The structure and bonding of an element.
Describe the trend in melting points between sodium to aluminium in period 3.
Melting points increase across these elements. The elements all have a metal structure with metallic bonding. The melting point increases across them as the metallic bonds get stronger across the period. This is because the nucleus has an increasing positive charge, and there is an increasing number of delocalised electrons, so the force of attraction between these increases across the period.
How does the melting point of silicon compare to the melting point of the previous element in period 3, aluminium?
Explain your answer.
Silicon has a very high melting point, much higher than that of aluminium.
This is because it has a macro molecular structure with lots of very strong covalent bonds holding the structure together.
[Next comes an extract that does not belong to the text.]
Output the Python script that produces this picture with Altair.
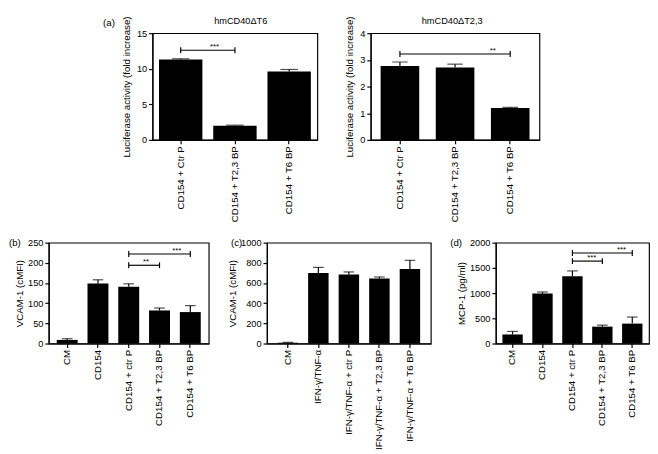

A lot of energy is required to break these bonds.
Give the molecular formulae of phosphorous, sulfur and chlorine.
P4, S8 and Cl2
Describe and explain the trend in melting points from P to Cl, with reference to silicon.
P4, S8 and Cl2 are all molecular substances. The forces acting between these molecules are van der Waals forces which are very weak. The more atoms in a molecule mean the stronger the VDWs forces. Therefore P has a much lower melting point compared to silicon and a lower melting point compared to sulphur. Chlorine has a lower melting point compared to both P and S because it is the smallest molecule out of the three.
VDWs forces are easily overcome which is why the melting point of simple molecular structures is low.